Gather from the material every line that contains the string "this".

--- Start Exercise data ---

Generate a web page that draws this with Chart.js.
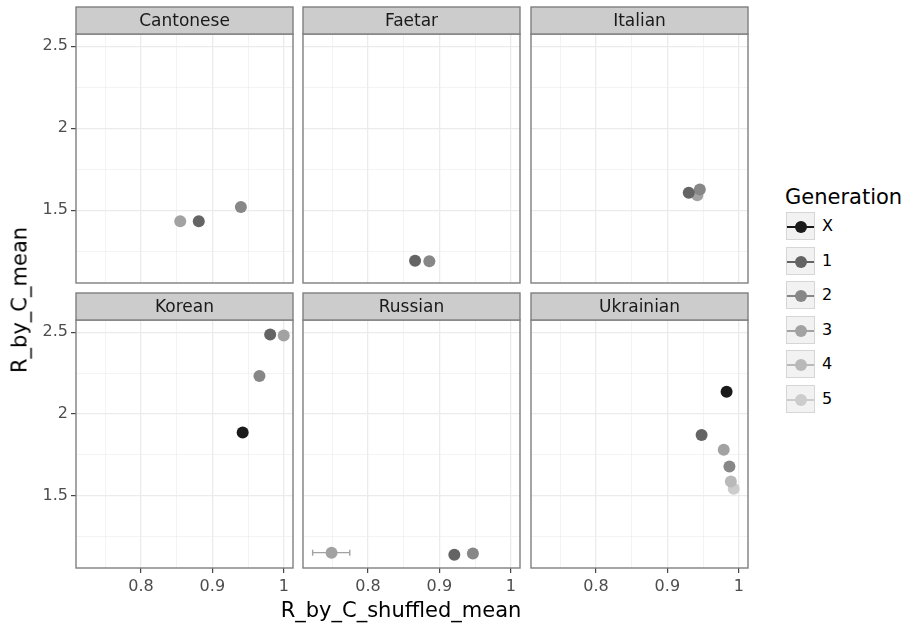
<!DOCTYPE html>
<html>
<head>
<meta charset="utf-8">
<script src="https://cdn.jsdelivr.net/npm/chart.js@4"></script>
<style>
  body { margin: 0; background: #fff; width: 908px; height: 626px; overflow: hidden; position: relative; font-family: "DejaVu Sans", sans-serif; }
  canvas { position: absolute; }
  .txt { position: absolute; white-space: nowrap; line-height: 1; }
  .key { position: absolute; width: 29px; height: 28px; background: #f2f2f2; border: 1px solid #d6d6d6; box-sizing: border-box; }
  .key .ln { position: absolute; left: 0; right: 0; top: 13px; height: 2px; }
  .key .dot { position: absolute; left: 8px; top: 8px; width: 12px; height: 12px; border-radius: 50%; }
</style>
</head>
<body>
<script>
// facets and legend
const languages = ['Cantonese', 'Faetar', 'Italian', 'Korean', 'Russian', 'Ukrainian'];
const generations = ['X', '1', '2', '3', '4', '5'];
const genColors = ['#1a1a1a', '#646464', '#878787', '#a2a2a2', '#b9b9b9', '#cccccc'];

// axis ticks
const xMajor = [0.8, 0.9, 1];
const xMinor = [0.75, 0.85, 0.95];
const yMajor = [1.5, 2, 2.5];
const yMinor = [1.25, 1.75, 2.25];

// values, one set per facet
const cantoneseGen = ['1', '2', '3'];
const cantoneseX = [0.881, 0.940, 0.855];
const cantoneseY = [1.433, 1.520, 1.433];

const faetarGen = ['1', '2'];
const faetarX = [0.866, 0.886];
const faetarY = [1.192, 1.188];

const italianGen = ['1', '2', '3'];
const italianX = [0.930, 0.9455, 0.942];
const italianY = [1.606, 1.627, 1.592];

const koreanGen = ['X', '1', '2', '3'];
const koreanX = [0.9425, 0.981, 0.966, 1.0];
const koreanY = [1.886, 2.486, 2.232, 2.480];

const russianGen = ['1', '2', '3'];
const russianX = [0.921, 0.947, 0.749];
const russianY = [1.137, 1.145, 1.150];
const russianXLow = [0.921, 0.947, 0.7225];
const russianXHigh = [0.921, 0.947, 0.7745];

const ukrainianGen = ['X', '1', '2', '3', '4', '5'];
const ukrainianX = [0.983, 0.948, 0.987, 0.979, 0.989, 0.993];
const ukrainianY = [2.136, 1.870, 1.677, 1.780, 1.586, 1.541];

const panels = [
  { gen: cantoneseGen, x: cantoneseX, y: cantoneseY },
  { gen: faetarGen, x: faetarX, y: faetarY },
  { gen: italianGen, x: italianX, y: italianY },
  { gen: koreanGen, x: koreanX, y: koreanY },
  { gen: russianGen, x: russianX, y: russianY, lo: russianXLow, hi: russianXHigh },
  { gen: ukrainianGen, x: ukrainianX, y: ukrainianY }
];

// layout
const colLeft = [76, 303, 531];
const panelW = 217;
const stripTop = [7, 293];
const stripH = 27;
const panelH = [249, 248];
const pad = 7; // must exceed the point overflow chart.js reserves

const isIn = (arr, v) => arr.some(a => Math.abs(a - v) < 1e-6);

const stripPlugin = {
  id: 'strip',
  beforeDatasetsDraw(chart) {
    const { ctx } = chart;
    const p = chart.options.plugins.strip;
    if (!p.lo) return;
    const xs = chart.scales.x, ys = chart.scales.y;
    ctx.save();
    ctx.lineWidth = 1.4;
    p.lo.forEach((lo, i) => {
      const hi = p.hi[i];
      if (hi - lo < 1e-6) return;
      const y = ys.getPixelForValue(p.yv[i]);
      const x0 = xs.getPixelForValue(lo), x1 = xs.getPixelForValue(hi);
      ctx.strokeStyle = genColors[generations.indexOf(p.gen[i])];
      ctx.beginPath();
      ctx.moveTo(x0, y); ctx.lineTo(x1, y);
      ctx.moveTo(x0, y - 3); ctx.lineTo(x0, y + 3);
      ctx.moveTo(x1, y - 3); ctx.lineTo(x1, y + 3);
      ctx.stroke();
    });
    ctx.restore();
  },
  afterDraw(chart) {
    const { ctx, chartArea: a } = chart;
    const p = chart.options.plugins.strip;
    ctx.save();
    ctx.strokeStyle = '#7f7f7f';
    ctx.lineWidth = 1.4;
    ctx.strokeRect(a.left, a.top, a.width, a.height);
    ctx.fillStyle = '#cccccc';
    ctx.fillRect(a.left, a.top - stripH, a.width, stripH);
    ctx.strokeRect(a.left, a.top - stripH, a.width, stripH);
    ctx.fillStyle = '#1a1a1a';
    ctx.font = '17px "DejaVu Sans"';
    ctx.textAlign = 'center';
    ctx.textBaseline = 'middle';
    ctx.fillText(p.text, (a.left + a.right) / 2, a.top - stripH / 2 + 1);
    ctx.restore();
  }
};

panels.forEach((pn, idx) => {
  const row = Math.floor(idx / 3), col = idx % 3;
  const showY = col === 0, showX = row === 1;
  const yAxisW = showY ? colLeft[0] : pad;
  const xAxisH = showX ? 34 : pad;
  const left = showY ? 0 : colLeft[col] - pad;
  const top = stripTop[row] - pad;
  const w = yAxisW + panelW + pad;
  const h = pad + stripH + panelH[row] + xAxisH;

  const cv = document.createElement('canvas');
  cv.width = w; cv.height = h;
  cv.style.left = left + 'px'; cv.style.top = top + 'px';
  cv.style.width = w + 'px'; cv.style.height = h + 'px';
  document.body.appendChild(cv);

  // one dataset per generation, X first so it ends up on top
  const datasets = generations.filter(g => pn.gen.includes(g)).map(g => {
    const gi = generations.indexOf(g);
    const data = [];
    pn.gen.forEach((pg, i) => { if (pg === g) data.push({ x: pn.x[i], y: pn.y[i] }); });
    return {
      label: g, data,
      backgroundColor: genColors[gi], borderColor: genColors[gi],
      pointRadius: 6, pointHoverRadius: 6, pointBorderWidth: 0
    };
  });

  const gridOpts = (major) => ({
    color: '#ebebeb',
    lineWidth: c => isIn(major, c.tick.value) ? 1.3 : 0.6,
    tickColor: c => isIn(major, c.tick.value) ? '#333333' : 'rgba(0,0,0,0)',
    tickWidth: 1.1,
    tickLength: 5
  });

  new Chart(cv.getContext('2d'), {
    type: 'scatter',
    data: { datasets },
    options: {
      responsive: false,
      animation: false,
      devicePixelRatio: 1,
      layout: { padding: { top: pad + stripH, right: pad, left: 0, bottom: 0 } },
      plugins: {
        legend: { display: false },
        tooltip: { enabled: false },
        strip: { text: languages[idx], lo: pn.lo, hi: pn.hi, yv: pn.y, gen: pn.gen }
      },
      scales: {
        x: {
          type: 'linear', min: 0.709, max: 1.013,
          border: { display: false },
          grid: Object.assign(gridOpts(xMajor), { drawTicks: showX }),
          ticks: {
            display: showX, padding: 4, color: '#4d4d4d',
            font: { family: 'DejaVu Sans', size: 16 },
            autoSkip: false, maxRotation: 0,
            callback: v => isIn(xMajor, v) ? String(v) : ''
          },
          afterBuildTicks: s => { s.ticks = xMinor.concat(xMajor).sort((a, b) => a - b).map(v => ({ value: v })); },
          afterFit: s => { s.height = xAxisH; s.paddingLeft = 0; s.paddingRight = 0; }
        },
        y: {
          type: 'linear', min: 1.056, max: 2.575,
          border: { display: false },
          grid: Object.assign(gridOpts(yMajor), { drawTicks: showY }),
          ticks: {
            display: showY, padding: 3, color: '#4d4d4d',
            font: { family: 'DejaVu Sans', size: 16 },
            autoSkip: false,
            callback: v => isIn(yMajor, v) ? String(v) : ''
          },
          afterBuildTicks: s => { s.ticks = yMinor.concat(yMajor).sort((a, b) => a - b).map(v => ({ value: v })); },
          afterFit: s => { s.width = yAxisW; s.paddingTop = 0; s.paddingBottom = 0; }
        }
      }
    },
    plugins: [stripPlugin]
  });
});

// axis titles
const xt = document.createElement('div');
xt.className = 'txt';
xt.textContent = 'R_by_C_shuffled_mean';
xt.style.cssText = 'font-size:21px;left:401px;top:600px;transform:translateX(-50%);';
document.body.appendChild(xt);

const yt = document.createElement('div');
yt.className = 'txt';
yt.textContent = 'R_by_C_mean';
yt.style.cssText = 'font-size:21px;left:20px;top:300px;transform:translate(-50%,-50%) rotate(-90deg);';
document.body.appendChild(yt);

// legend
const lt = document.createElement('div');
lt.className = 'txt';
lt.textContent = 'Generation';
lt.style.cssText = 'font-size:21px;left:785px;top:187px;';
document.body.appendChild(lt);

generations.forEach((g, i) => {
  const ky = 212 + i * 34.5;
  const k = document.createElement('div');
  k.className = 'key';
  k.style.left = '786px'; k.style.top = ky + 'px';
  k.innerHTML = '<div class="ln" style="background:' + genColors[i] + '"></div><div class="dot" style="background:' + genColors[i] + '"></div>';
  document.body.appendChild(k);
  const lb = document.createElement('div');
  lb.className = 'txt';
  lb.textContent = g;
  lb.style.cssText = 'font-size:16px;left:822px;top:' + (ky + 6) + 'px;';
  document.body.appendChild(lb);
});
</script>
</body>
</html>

--- End Exercise data ---
--- Start Exercise data ---

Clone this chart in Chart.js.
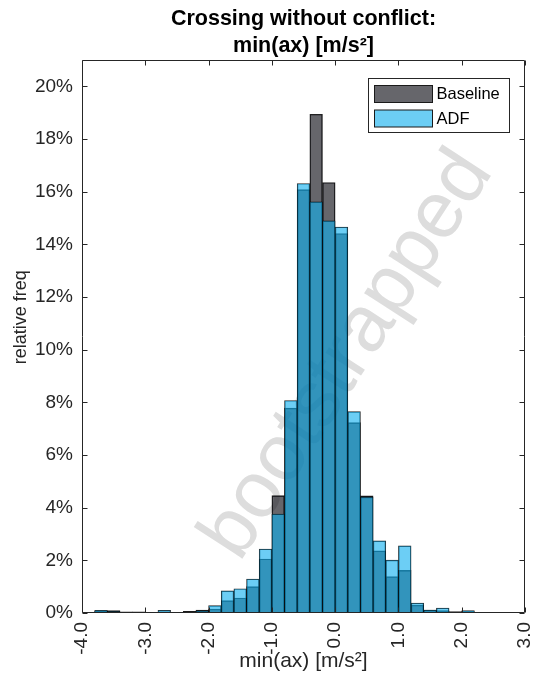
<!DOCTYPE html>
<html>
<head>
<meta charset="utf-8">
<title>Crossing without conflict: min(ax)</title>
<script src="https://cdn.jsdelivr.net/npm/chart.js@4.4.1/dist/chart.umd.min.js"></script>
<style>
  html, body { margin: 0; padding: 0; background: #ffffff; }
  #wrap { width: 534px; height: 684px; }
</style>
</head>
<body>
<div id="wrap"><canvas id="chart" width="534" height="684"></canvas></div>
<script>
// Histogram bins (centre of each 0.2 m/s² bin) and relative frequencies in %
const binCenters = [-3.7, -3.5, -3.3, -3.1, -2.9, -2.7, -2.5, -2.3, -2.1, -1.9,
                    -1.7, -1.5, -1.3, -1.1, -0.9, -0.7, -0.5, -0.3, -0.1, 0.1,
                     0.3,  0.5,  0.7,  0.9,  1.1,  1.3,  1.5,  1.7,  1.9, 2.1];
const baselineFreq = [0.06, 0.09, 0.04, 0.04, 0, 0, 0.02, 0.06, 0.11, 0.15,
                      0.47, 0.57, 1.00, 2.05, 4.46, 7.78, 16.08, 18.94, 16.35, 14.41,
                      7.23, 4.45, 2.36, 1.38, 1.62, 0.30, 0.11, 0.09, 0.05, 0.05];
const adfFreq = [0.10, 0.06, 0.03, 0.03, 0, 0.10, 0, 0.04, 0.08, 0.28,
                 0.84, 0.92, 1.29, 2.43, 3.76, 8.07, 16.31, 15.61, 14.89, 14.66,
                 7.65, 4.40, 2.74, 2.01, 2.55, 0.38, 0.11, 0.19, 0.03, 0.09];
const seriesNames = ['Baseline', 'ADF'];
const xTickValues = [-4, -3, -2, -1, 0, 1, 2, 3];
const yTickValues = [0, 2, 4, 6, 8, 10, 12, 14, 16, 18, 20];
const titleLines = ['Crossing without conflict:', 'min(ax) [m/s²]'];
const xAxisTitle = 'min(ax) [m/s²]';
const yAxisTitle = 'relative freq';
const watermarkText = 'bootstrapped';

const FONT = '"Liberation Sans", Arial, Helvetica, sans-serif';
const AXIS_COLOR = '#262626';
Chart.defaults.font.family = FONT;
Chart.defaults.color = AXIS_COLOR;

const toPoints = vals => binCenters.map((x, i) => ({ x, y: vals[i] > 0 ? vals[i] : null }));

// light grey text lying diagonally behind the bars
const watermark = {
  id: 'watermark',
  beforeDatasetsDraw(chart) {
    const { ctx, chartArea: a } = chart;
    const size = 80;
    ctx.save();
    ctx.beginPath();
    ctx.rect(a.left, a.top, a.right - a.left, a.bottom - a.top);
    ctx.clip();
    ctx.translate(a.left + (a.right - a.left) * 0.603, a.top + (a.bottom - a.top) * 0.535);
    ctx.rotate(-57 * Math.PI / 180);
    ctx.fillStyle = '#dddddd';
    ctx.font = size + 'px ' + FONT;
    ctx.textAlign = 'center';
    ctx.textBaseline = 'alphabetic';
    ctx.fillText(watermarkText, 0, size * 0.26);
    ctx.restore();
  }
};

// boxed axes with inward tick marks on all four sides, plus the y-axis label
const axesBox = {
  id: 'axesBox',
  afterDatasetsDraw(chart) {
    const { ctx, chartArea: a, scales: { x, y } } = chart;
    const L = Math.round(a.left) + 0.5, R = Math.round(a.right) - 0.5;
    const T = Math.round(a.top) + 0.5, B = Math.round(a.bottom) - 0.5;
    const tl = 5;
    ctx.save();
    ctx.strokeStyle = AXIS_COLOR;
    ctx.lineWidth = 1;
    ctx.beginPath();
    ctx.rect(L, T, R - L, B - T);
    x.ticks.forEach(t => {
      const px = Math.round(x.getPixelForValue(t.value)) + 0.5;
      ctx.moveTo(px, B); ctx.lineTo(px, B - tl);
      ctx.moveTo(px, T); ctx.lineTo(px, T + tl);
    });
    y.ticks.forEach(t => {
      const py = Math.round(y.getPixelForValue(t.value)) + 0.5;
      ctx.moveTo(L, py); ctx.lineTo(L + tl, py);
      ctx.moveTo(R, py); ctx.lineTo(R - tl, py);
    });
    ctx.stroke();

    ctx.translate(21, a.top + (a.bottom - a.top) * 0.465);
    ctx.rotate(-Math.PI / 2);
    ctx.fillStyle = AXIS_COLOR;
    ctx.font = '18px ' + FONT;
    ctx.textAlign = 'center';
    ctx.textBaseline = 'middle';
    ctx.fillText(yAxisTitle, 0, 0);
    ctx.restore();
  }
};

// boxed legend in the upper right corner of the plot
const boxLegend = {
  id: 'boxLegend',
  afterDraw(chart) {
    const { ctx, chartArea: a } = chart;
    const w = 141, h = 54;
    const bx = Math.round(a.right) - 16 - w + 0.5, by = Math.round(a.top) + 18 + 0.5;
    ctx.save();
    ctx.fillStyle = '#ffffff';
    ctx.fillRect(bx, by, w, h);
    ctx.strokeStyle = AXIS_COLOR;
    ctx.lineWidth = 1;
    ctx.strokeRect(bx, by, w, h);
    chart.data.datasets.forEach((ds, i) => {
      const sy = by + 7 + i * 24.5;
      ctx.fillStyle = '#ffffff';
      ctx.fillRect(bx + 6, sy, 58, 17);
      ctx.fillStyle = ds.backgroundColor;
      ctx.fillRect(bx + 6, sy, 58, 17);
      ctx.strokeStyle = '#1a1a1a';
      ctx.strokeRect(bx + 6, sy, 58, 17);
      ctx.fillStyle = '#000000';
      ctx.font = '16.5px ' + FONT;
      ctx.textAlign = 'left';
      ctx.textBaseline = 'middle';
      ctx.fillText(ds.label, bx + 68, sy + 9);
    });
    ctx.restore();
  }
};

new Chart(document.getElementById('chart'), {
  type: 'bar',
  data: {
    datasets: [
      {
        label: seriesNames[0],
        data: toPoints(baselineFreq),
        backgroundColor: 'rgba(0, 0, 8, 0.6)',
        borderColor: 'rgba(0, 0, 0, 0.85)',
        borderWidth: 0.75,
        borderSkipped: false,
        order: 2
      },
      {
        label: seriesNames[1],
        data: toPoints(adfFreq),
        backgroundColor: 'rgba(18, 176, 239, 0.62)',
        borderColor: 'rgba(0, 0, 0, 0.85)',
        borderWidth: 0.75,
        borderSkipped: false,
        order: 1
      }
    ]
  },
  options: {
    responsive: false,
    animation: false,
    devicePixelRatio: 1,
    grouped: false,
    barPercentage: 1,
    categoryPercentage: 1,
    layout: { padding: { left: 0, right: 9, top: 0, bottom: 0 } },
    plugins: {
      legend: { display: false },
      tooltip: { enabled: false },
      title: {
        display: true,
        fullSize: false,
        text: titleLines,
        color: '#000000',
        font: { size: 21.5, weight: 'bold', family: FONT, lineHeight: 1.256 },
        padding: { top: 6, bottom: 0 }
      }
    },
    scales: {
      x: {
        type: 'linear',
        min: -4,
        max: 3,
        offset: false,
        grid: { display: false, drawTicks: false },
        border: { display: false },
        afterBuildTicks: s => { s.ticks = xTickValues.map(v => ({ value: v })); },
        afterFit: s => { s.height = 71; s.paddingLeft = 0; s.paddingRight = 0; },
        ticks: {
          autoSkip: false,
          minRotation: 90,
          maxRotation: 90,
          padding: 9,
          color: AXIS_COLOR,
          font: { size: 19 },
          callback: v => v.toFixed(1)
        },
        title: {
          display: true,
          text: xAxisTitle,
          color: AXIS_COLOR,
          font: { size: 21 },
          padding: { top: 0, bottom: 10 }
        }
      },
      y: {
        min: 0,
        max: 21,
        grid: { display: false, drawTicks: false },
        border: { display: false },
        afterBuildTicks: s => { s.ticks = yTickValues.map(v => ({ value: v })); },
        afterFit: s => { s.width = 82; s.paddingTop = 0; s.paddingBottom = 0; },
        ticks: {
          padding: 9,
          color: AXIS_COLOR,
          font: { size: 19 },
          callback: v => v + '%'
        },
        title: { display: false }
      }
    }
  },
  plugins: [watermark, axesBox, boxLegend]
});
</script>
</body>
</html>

--- End Exercise data ---

*Response*
Generate a web page that draws this with Chart.js.
Clone this chart in Chart.js.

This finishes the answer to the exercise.